SMBs cool on VoIP: survey

 

Exploding recent vendor hype about VoIP adoption by SMBs, latest Pacific Internet research suggests only one percent of companies with fewer than 200 staff have adopted the technology.

Exploding recent vendor hype about VoIP adoption by SMBs, latest Pacific Internet research suggests only one percent of companies with fewer than 200 staff have adopted the technology.

Only another six percent plan to use VoIP in the future, Pacific Internet's October Broadband Barometer survey suggested. The Broadband Barometer is a regular broadband use survey of Australian SMBs by the ISP.

Dennis Muscat, managing director at Pacific Internet, said VoIP adoption seemed to be concentrated in the bigger end of town. In SMBs, it was either very much at an early adopter stage or had fallen into a chasm.

"Where is VoIP? Only one percent are using VoIP, and only six percent are saying they will use VoIP," he said. "What has happened to that hyped-up technology?"

Muscat said he got called three or four times a week by people trying to push yet another VoIP wholesaler. But the statistics showed that Australia's 800,000 SMBs weren't buying it anyway.

"In businesses with one to 199 employees, we don't see it," he said.

Some other "hyped technologies", such as Virtual Private Networks (VPNs), video-conferencing and unified messaging also were not selling into smaller companies, he said.

Australia had some 2.8 million registered businesses, so a large percentage were SMBs, he added.

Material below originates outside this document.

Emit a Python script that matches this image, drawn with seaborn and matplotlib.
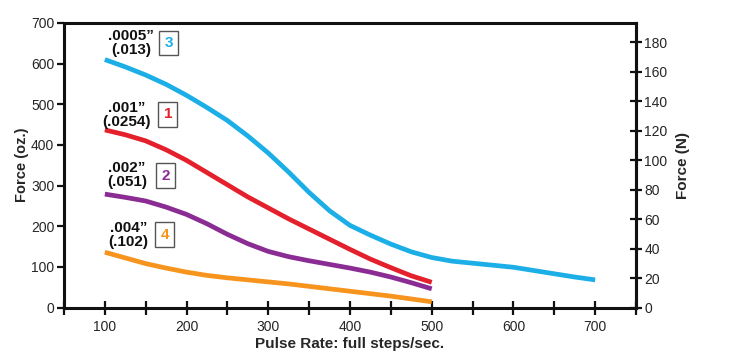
import matplotlib
matplotlib.use("Agg")
import matplotlib.pyplot as plt
import seaborn as sns
import pandas as pd
from matplotlib.ticker import MultipleLocator

# ---- data ----
pulse_rate_long = [100, 125, 150, 175, 200, 225, 250, 275, 300, 325, 350, 375, 400,
                   425, 450, 475, 500, 525, 550, 575, 600, 625, 650, 675, 700]
pulse_rate_short = [100, 125, 150, 175, 200, 225, 250, 275, 300, 325, 350, 375, 400,
                    425, 450, 475, 500]
force_3 = [610, 592, 572, 549, 522, 492, 460, 422, 380, 333, 283, 238, 202,
           178, 156, 137, 123, 114, 109, 104, 99, 91, 83, 75, 68]          # .0005" (.013)
force_1 = [437, 425, 410, 388, 362, 332, 302, 272, 245, 218, 193, 168, 143,
           119, 98, 78, 62]                                                   # .001" (.0254)
force_2 = [279, 271, 262, 247, 229, 206, 180, 157, 138, 125, 115, 106, 97,
           87, 75, 61, 46]                                                    # .002" (.051)
force_4 = [136, 122, 108, 97, 87, 79, 73, 68, 63, 58, 52, 46, 40,
           34, 28, 21, 14]                                                    # .004" (.102)

series_names = ["3", "1", "2", "4"]
series_labels = [".0005\u201d\n(.013)", ".001\u201d\n(.0254)", ".002\u201d\n(.051)", ".004\u201d\n(.102)"]
series_colors = ["#1CAEE6", "#E3202B", "#8A2C93", "#F7941E"]
label_pos = [(132, 650), (127, 474), (127, 326), (129, 179)]
box_pos = [(178, 651), (177, 475), (174, 324), (173, 179)]

x_ticks = [100, 200, 300, 400, 500, 600, 700]
left_ticks = [0, 100, 200, 300, 400, 500, 600, 700]
right_ticks = [0, 20, 40, 60, 80, 100, 120, 140, 160, 180]

frames = []
for name, xs, ys in [("3", pulse_rate_long, force_3), ("1", pulse_rate_short, force_1),
                     ("2", pulse_rate_short, force_2), ("4", pulse_rate_short, force_4)]:
    frames.append(pd.DataFrame({"rate": xs, "force": ys, "series": name}))
df = pd.concat(frames, ignore_index=True)

sns.set_style("ticks")
plt.rcParams["font.family"] = ["Liberation Sans", "DejaVu Sans"]

fig = plt.figure(figsize=(7.29, 3.60), dpi=100)
ax = fig.add_axes([64 / 729, 1 - 307.5 / 360, (636 - 64) / 729, (307.5 - 23) / 360])

sns.lineplot(data=df, x="rate", y="force", hue="series", hue_order=series_names,
             palette=dict(zip(series_names, series_colors)), linewidth=3.4,
             legend=False, ax=ax, sort=True)
for line in ax.get_lines():
    line.set_solid_capstyle("butt")
    line.set_solid_joinstyle("round")

ax.set_xlim(50, 750)
ax.set_ylim(0, 700)
ax.set_xticks(x_ticks)
ax.xaxis.set_minor_locator(MultipleLocator(50))
ax.set_yticks(left_ticks)
ax.tick_params(axis="x", which="both", direction="inout", length=10, width=1.6,
               labelsize=10, pad=4, color="#111111")
ax.tick_params(axis="y", direction="out", length=5, width=1.6, labelsize=10, pad=2,
               color="#111111")
ax.set_xlabel("Pulse Rate: full steps/sec.", fontsize=11, fontweight="bold", labelpad=2)
ax.set_ylabel("Force (oz.)", fontsize=10.5, fontweight="bold", labelpad=1.5)

for s in ["left", "bottom", "top", "right"]:
    ax.spines[s].set_visible(True)
    ax.spines[s].set_linewidth(2.2)
    ax.spines[s].set_color("#111111")

ax2 = ax.twinx()
ax2.set_ylim(0, 193)
ax2.set_yticks(right_ticks)
ax2.tick_params(axis="y", direction="inout", length=8, width=1.6, labelsize=10, pad=2,
                color="#111111")
for s in ["left", "bottom", "top"]:
    ax2.spines[s].set_visible(False)
ax2.spines["right"].set_linewidth(2.2)
ax2.spines["right"].set_color("#111111")
ax2.set_ylabel("Force (N)", fontsize=11, fontweight="bold", labelpad=6)

for lab, (tx, ty), (bx, by), name, col in zip(series_labels, label_pos, box_pos,
                                              series_names, series_colors):
    ax.text(tx, ty, lab, ha="center", va="center", multialignment="center",
            fontsize=11, fontweight="bold", color="#111111", linespacing=1.0)
    ax.text(bx, by, name, ha="center", va="center", fontsize=11, fontweight="bold",
            color=col, bbox=dict(boxstyle="square,pad=0.35", fc="white", ec="#555555", lw=1))

fig.savefig("out.png", dpi=100)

Muscat also noted that broadband uptake had improved significantly, with most opting for some variety of 256Kb/s xDSL. VoIP really needed much more bandwidth. SMBs also perhaps did not understand what VoIP was and what it could offer, he speculated.

Pacific Internet's last Broadband Barometer survey was 14 months ago. Sixty-four percent of SMBs used dialup in 2003, but in October 2005 that figure appeared to have shrunk to around 27 percent.

"Only about five percent of those surveyed were operating businesses that did not have any internet service," Muscat said.

Regional areas had also moved ahead in broadband adoption, which three years ago had been about half the rate of takeup in cities. Today, broadband takeup in regional areas had reached 70 percent, he said.

Ninety-three percent of SMBs used their internet connection for email. Many were using or planning to use their broadband to increase access to or use different applications, he said.

Sales, CRM and ASP (application service provision) tools were beginning to move into the SMB market, Muscat said.

"There will be a 210 percent increase in SMBs adopting ASP tools over the next 12 months," he said. "Also, industry-specific applications that often rely on broadband, like health systems, will deliver 75 percent growth in SMB use."

Security concerns were growing. About 60 percent used spam management tools and 52 percent a software firewall. Another 50 percent had opted for a hardware firewall. Some 54 percent of Australian SMBs surveyed said they were "very aware" of the need to protect customer and staff data, Muscat added.

Fifty percent were most concerned about security of data and financial transactions, while 23 percent were "very concerned" about computer viruses, he said.

Landry Fevre, analyst at IDC, said the survey was carried out by telephone. The last Broadband Barometer had been performed by ACNeilsen 14 months ago, so the results weren't entirely comparable.

"If you do it online, you're already assuming people are online," Fevre pointed out.

Some 70 percent of the 305 respondents who were on broadband were on 256Kb/s connections, he added.